Diah menegaskan bahwa Indonesia mempunyai kekayaan Sumber daya alam termasuk potensi minyak dan gas bumi.

Namun sayang, kata Diah, 77 tahun merdeka Rakyat Indonesia belum menikmati sepenuhnya. Produk sumber daya alam kita baik migas maupun minerba diekspor dalam bentuk mentah.

“Kemudian kita impor lagi dalam produk jadi berupa BBM, Gas dan minerba dengan harga yang sudah jauh lebih tinggi. Sangat mengkhawatirkan kondisi kilang-kilang sudah tua dan tidak ada proses pengolahan,” tandas Diah.

Menurut Diah, hilirisasi minyak dan gas masih menjadi pekerjaan rumah kita. Termasuk kewajiban untuk pembangunan smelter bagi perusahan pertambangan minerba yang berinvestasi di Indonesia.

“Karena itu sudah perintah Undang-Undang No. 4 Tahun 2009. Proses exploitasi sumber daya alam yang sudah bertahun-tahun itu juga membuat cadangan sumber daya alam kita yang berbasis fosil sudah semakin menipis. Bentuk Energi Baru dan Terbarukan menjadi solusi saat ini,” ungkapnya.

Walau menjadi dilema tersendiri bagi kita, lanjut Diah, ketika produksi EBT harus dibeli oleh PLN dengan harga yang mahal kondisi PLN masih punya cadangan energi yang belum terserap.

Namun demikian Riset untuk menciptakan Energi Baru dan Terbarukan yang murah di Indonesia tetap diperlukan karena sudah merupakan suatu kebutuhan. Salah satunya dengan pemanfaatan Biomassa ini sebagai alternatif karena masih berlimpah keberadaanya di Indonesia.

Di era disrupsi ini Diah sangat mendukung langkah kolaborsi sebagaimana yang dilakukan Pusat Kolaborasi Riset Biomassa dan Biorefineri ini.

Dimana bergabung berbagai perguruan tinggi negeri seperti Unpad, ITB, Universitas Udayana dan perguruan tinggi lainya bersama BRIN melakukan kerjasama dalam riset energi hijau.
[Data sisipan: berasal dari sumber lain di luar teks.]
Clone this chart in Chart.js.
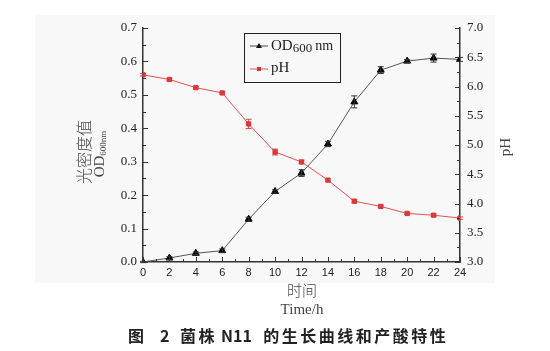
<!DOCTYPE html>
<html>
<head>
<meta charset="utf-8">
<script src="https://cdn.jsdelivr.net/npm/chart.js@4"></script>
<style>
  body { margin: 0; background: #fff; }
  #wrap { position: relative; width: 550px; height: 351px; }
</style>
</head>
<body>
<div id="wrap"><canvas id="growthChart" width="550" height="351"></canvas></div>
<script>
// Data
var hours = [0, 2, 4, 6, 8, 10, 12, 14, 16, 18, 20, 22, 24];
var odValues = [0.0, 0.012, 0.026, 0.034, 0.128, 0.211, 0.266, 0.353, 0.479, 0.574, 0.601, 0.610, 0.606];
var odErrors = [0.002, 0.004, 0.004, 0.005, 0.006, 0.005, 0.010, 0.008, 0.018, 0.010, 0.005, 0.012, 0.006];
var phValues = [6.20, 6.12, 5.98, 5.89, 5.36, 4.88, 4.71, 4.40, 4.04, 3.95, 3.83, 3.80, 3.75];
var phErrors = [0.02, 0.02, 0.02, 0.02, 0.08, 0.05, 0.03, 0.02, 0.03, 0.02, 0.02, 0.02, 0.02];
var odTicks = [0, 0.1, 0.2, 0.3, 0.4, 0.5, 0.6, 0.7];
var phTicks = [3.0, 3.5, 4.0, 4.5, 5.0, 5.5, 6.0, 6.5, 7.0];

var SERIF = '"Liberation Serif", "DejaVu Serif", serif';
var SANS = '"Liberation Sans", Arial, sans-serif';
var CJK = '"Noto Sans CJK SC", sans-serif';

var ctx = document.getElementById('growthChart').getContext('2d');

// inward ticks, error bars, titles, legend
var decorPlugin = {
    id: 'decor',
    beforeDraw: function (chart) {
        var c = chart.ctx;
        c.save();
        c.fillStyle = '#f8f8f8';
        c.fillRect(35, 15, 460, 268);
        c.restore();
    },
    afterDatasetsDraw: function (chart) {
        var c = chart.ctx;
        var xs = chart.scales.x, yl = chart.scales.y, yr = chart.scales.y1;
        c.save();
        c.lineWidth = 1;
        // error bars
        function bars(vals, errs, scale, color) {
            c.strokeStyle = color;
            for (var i = 0; i < hours.length; i++) {
                var px = xs.getPixelForValue(hours[i]);
                var top = scale.getPixelForValue(vals[i] + errs[i]);
                var bot = scale.getPixelForValue(vals[i] - errs[i]);
                c.beginPath();
                c.moveTo(px, top); c.lineTo(px, bot);
                c.moveTo(px - 3, top); c.lineTo(px + 3, top);
                c.moveTo(px - 3, bot); c.lineTo(px + 3, bot);
                c.stroke();
            }
        }
        bars(odValues, odErrors, yl, '#333');
        bars(phValues, phErrors, yr, '#d64040');
        c.restore();
    },
    afterDraw: function (chart) {
        var c = chart.ctx;
        var a = chart.chartArea;
        var xs = chart.scales.x, yl = chart.scales.y, yr = chart.scales.y1;
        c.save();
        c.strokeStyle = '#333';
        c.lineWidth = 1;
        c.beginPath();
        // left axis ticks
        for (var v = 0; v <= 70; v += 5) {
            var py = Math.round(yl.getPixelForValue(v / 100)) + 0.5;
            var len = (v % 10 === 0) ? 5 : 3;
            c.moveTo(a.left, py); c.lineTo(a.left + len, py);
        }
        // right axis ticks
        for (var w = 300; w <= 700; w += 25) {
            var py2 = Math.round(yr.getPixelForValue(w / 100)) + 0.5;
            var len2 = (w % 50 === 0) ? 5 : 3;
            c.moveTo(a.right, py2); c.lineTo(a.right - len2, py2);
        }
        // bottom ticks
        for (var h = 0; h <= 24; h++) {
            var px = Math.round(xs.getPixelForValue(h)) + 0.5;
            var len3 = (h % 2 === 0) ? 5 : 3;
            c.moveTo(px, a.bottom); c.lineTo(px, a.bottom - len3);
        }
        c.stroke();

        // axis titles
        c.fillStyle = '#444';
        c.textAlign = 'center';
        c.textBaseline = 'middle';
        c.save();
        c.translate(84, 152);
        c.rotate(-Math.PI / 2);
        c.font = '300 16px ' + CJK;
        c.fillText('光密度值', 0, 0);
        c.restore();

        c.save();
        c.translate(100, 154);
        c.rotate(-Math.PI / 2);
        c.textAlign = 'left';
        c.font = '15px ' + SERIF;
        var odW = c.measureText('OD').width;
        c.font = '9px ' + SERIF;
        var subW = c.measureText('600nm').width;
        var start = -(odW + subW) / 2;
        c.font = '15px ' + SERIF;
        c.fillText('OD', start, 0);
        c.font = '9px ' + SERIF;
        c.fillText('600nm', start + odW, 4);
        c.restore();

        c.save();
        c.translate(506, 147);
        c.rotate(-Math.PI / 2);
        c.font = '15px ' + SERIF;
        c.fillText('pH', 0, 0);
        c.restore();

        c.font = '300 15px ' + CJK;
        c.fillText('时间', 302, 290);
        c.font = '15px ' + SERIF;
        c.fillText('Time/h', 302, 310);

        c.font = 'bold 16px ' + CJK;
        c.fillStyle = '#222';
        c.textAlign = 'left';
        c.fillText('图', 128, 336);
        c.fillText('2', 160, 336);
        c.letterSpacing = '2.5px';
        c.fillText('菌株', 180, 336);
        c.letterSpacing = '0px';
        var nx = 180 + 2 * 18.5 + 4;
        c.fillText('N11', nx, 336);
        c.letterSpacing = '2.5px';
        c.fillText('的生长曲线和产酸特性', nx + c.measureText('N11').width + 4, 336);
        c.letterSpacing = '0px';

        // legend
        c.strokeStyle = '#222';
        c.lineWidth = 1;
        c.strokeRect(244.5, 33.5, 96, 49);
        c.textAlign = 'left';
        c.lineWidth = 1;
        c.strokeStyle = '#444';
        c.beginPath(); c.moveTo(250, 46); c.lineTo(268, 46); c.stroke();
        c.fillStyle = '#111';
        c.beginPath(); c.moveTo(259, 43); c.lineTo(262, 48); c.lineTo(256, 48); c.closePath(); c.fill();
        c.font = '15px ' + SERIF;
        c.fillStyle = '#222';
        c.fillText('OD', 271, 46);
        var odw2 = c.measureText('OD').width;
        c.font = '13px ' + SERIF;
        c.fillText('600', 271 + odw2, 49);
        var w600 = c.measureText('600').width;
        c.font = '14px ' + SERIF;
        c.fillText('nm', 274 + odw2 + w600, 46);

        c.strokeStyle = '#e05050';
        c.beginPath(); c.moveTo(250, 69); c.lineTo(268, 69); c.stroke();
        c.fillStyle = '#d83434';
        c.fillRect(257, 67, 4, 4);
        c.fillStyle = '#222';
        c.font = '15px ' + SERIF;
        c.fillText('pH', 271, 68);
        c.restore();
    }
};

var chartData = {
    datasets: [
        {
            label: 'OD600nm',
            data: hours.map(function (h, i) { return { x: h, y: odValues[i] }; }),
            yAxisID: 'y',
            borderColor: '#555',
            borderWidth: 1,
            pointStyle: 'triangle',
            pointRadius: 4,
            pointBackgroundColor: '#000',
            pointBorderColor: '#000',
            pointBorderWidth: 1,
            tension: 0
        },
        {
            label: 'pH',
            data: hours.map(function (h, i) { return { x: h, y: phValues[i] }; }),
            yAxisID: 'y1',
            borderColor: '#e05050',
            borderWidth: 1,
            pointStyle: 'rect',
            pointRadius: 3,
            pointBackgroundColor: '#d83434',
            pointBorderColor: '#d83434',
            pointBorderWidth: 1,
            tension: 0
        }
    ]
};

var chartOptions = {
    responsive: false,
    animation: false,
    layout: { padding: { top: 28, left: 0, right: 0, bottom: 0 } },
    plugins: {
        legend: { display: false },
        tooltip: { enabled: false }
    },
    scales: {
        x: {
            type: 'linear',
            min: 0,
            max: 24,
            afterFit: function (s) { s.height = 89; },
            afterBuildTicks: function (s) { s.ticks = hours.map(function (v) { return { value: v }; }); },
            grid: { display: false, drawTicks: false },
            border: { display: true, color: '#333', width: 1.5 },
            ticks: { color: '#222', font: { family: SANS, size: 11 }, padding: 4 }
        },
        y: {
            position: 'left',
            min: 0,
            max: 0.7,
            afterFit: function (s) { s.width = 143; },
            afterBuildTicks: function (s) { s.ticks = odTicks.map(function (v) { return { value: v }; }); },
            grid: { display: false, drawTicks: false },
            border: { display: true, color: '#333', width: 1.5 },
            ticks: {
                color: '#222', font: { family: SERIF, size: 13 }, padding: 6,
                callback: function (v) { return v.toFixed(1); }
            }
        },
        y1: {
            position: 'right',
            min: 3,
            max: 7,
            afterFit: function (s) { s.width = 90; },
            afterBuildTicks: function (s) { s.ticks = phTicks.map(function (v) { return { value: v }; }); },
            grid: { display: false, drawTicks: false },
            border: { display: true, color: '#333', width: 1.5 },
            ticks: {
                color: '#222', font: { family: SERIF, size: 13 }, padding: 7,
                callback: function (v) { return v.toFixed(1); }
            }
        }
    }
};

var growthChart = new Chart(ctx, {
    type: 'line',
    data: chartData,
    options: chartOptions,
    plugins: [decorPlugin]
});
</script>
</body>
</html>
“Dukungan kebijakan untuk melakukan pengembangan yang bersifat kebijakan hijau sudah diakomodir oleh DPR dan pemerintah dengan terbitnya UU No 30 Tahun 2007 tentang energi dan Perpres No. 22 Tahun 2017 tentang Energi Baru Energi Terbarukan (RUEN),” tegasnya.

Selaras dengan yang disampaikan Diah, pihak BRIN yang diwakili oleh Prof Agus Haryono akan berupaya maksimal sesuai tupoksi dalam hal fasilitasi pendanaan riset.